People have had many months to think about how they want their lives to be, or not be. They know which aspects of old they miss, and what they’d prefer to change about the new situation.
With telecommuting working so well, many organizations are questioning the role of the office per se. While it may be tempting to radically cut costs by downsizing permanently, organizational leaders and people functions are starting to acknowledge that the real question is not whether they need premises, but how they use them. To ensure the continued organizational success and effectiveness, organizations should be looking to do this at the micro and individual level, reaching out to their people and asking them what they need, to develop the physical shared workplace of the future. Just as each individual’s life situation is unique, so too are their demands of the workplace. Some will crave a place for quiet reflection and concentration. Others will want a hub for conversation and collaboration. And few now relish a long daily commute. Bringing these different aspects together into a cohesive concept will require companies to embrace different working and workplace models. The physical infrastructure of shared space for connecting, collaborating or concentrating could take the form of hub-and-spoke models at central and other locations, complemented by flexible working week options that empower people to make work work for them.

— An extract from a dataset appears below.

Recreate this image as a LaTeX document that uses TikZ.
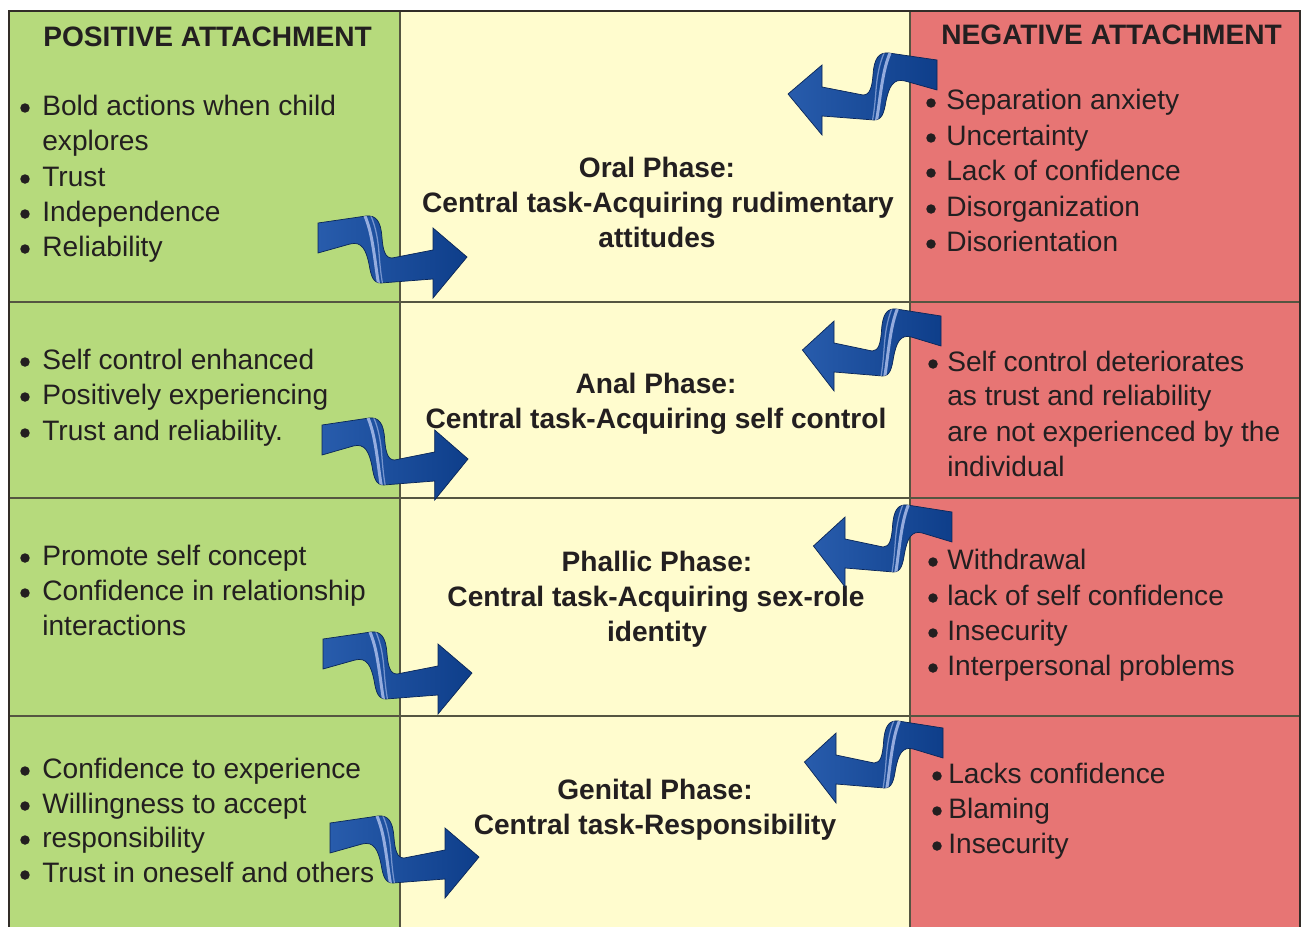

Benefits and experience will remain important in attracting and retaining talent (in)to an organization. As we move toward a hybrid work force, it will be interesting to see how organizations tackle the potential for inequality in terms of benefits and experience. What counts as a benefit and how – or where – do you provide it? Leading organizations are putting people in the driving seat and enabling them to choose the benefits and approaches that work for them. Customer experience concepts are now being reflected in the employee experience, with naturally some degree of segmentation, but with individuals ultimately choosing the options that suit their lifestyle and needs best. The significance of corporate purpose has grown as the act of work has shifted from something most people go out to do, to an activity that starts and ends seamlessly in the home or other locations. Giving people a sense of purpose, empowering them to fit work seamlessly into life, giving them freedom and flexibility to choose their benefits: this is true equity.
Listen, then act – an agile approach
Responding to people’s changing needs and expectations means listening first – and then putting insights into action. Truly agile and transformative organizations are regularly checking in with their people, through the use of both active and passive listening activities. Then they’re adopting approaches – rather than procedures – that can be adapted as situations and sentiments shift. Real agility comes from flexible approaches that consistently and constantly align people’s needs and behaviors with business needs.
An agile approach has the added advantage of enabling leaders to change course rapidly. As the onus shifted from duty of care in the (external) workplace to duty of care for a throng of remote workers, organizations and leaders needed to adjust to a new role. If anything, the pandemic has shown employees that leadership cannot and do not always have all the answers all of the time. Despite this, the workforce has shown that they will always respond positively to leaders who are clear on principles, make decisions based on data, communicate regularly, seek dialogue and show empathy.
In today’s new world of work, strong leaders are those that show humanity and courage and focus on well-being. They share their own experience to build trust, empathy and a culture of bottom-up dialogue.